Leonard carries on business of papers one has to cope with 753. He says he is better off coping alone. The year of 1943 as described in this book and VW’s almost understandable (now to me) suicide. Not quite: as I don’t quite get why Carrington couldn’t live on who had such friends, such worlds to belong to; so why Woolf couldn’t manage with Leonard there. What if she hadn’t had him. I get that. I did read somewhere (maybe this book) that in 1943 Mark Gertler killed himself. He was Jewish.

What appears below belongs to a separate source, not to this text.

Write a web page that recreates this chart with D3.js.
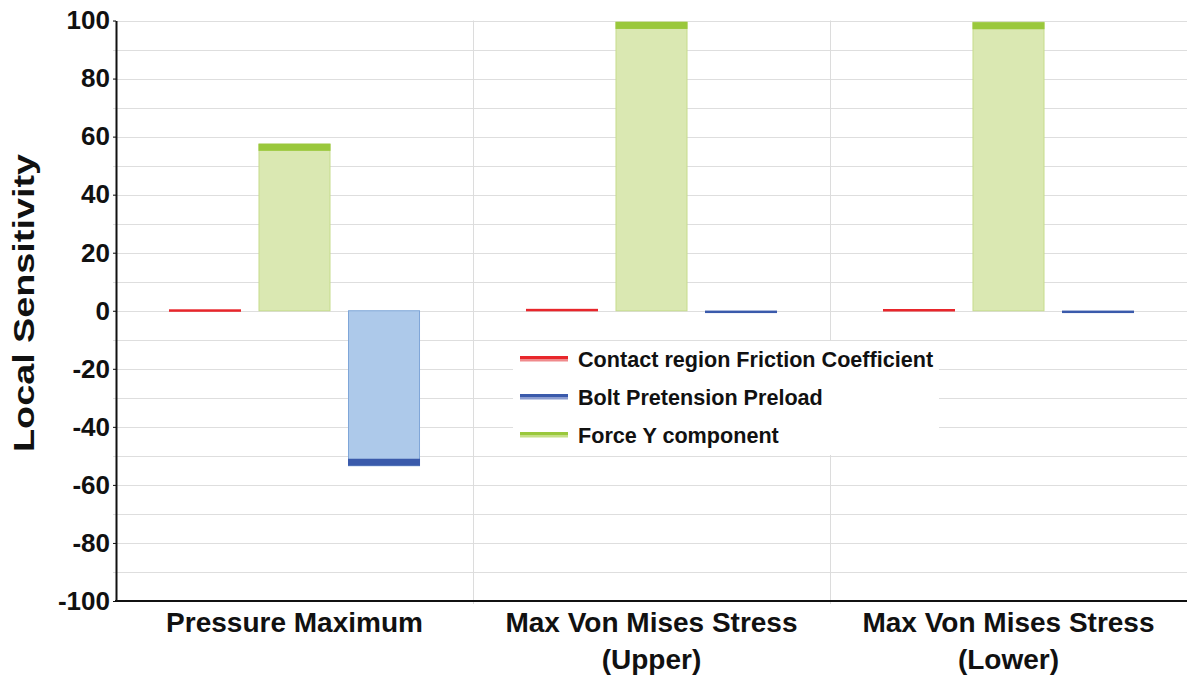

Leonard was rightly irritated when his choice of “Cavatina” for Virginia’s cremation was replaced by “Dance of the Blessed Spirits” from Gluck’s Orfeo. I remember how I had to be alert to every reference to Jim’s actual death: he went to his rest the video had on it at the end; I protested angrily each time. How dare they? And Leonard had no one there with him so no need to worry (for those who do) others will be offended. I am not sure one should make a wild joke about one’s death so when it was said the other day Carrie Fisher chose for her urn a pill box for Prozac I can see the mockery of pretension, and Leonard had only pretentious choices. He did make a plain tablet to put above where he buried the urn.

Some jackass wrote a letter printed by the Times excoriating anyone who kills themselves; we “all take our part nobly in this fight against the devil.” For once Leonard doesn’t heed his own advice and answers the jerk, trying to explain. Carrington better off not having anyone to take her as a symbol.

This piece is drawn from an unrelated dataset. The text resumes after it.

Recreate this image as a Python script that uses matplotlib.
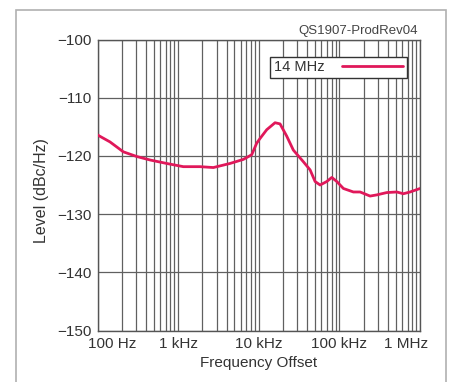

From their middle years together

For the next 28 years Leonard kept up a campaign to keep Virginia Woolf in the public eye as important, respected, he would bring out the vast amount of unpublished material (not novels you see) at carefully timed intervals. He husbanded the material, edited it (so cut sections of A Writer’s Diary), he controlled the way the texts were presented for better or worse.

From Moments of Being: Woolf repeatedly recurs to the real problems of writing a biography. In a way her real thrust totally undermines the social construction point of view (I use a different term but it was the Foucault argument we got into last fall — that far back): what she wants is to get into a biography the deep self, moments of being innate in use through what we remember. One problem here is to do this you’d have a million word first chapter. I particularly liked her worries about moments of “non-being,” left out by Lee. These are the hours we are alive that we do not remember, that if asked about we cannot account for the next day, when we are not fully there somehow or even much. For myself these occur especially at night ,and blogging is a way of overcoming “non-being,” so the next morning if I try to remember how I spent the night, there’s the blog showing that I did exist, and what I thought and how I lived my life that night. Readers might concentrate on the particular content in the two blogs not supposed to be about me, with other subjects, and even the Sylvia blog does not stress how I’m overcoming non-existence.

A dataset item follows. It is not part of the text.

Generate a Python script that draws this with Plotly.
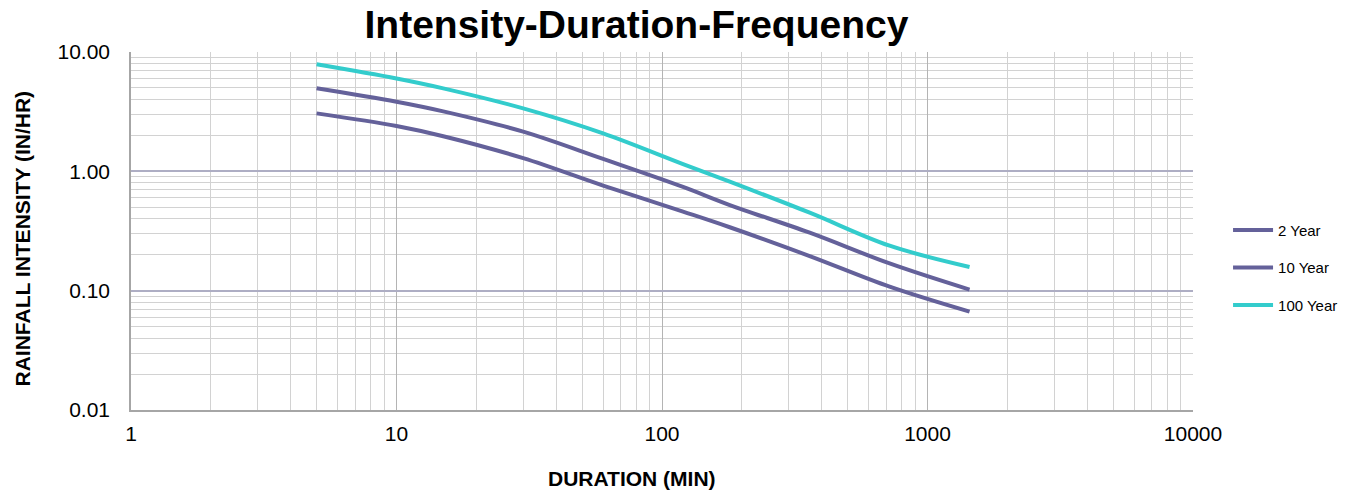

Diarist feel they get to exist by recording their intimate lives. With some important exception for women especially of recording sex lives (one’s homosexuality for example for a man), and maybe something they are determined to keep hidden (yet often let out — Toibin says diarists want to be “found out”), in fact they don’t worry about privacy for real except that until the Net when people can blog daily and without an editor, often diarists were much freer by deciding not to publish. This is risky as so often around you are relatives who don’t in the least sympathize with or understand you, especially those who regard writing as something that must be monitored lest it endanger their or a friend’s reputation in whatever way.

Lee says it was first in the 1960s she became an icon, a myth, a literary heroine, texts for feminists. She went on living and changing after her death.

Lee pulls away from the death itself. She is a woman who herself does not care for unpleasantness any more than true non-conformity in social life. But she has gone after Woolf like one would a ghost and re-created or found and presented her fully.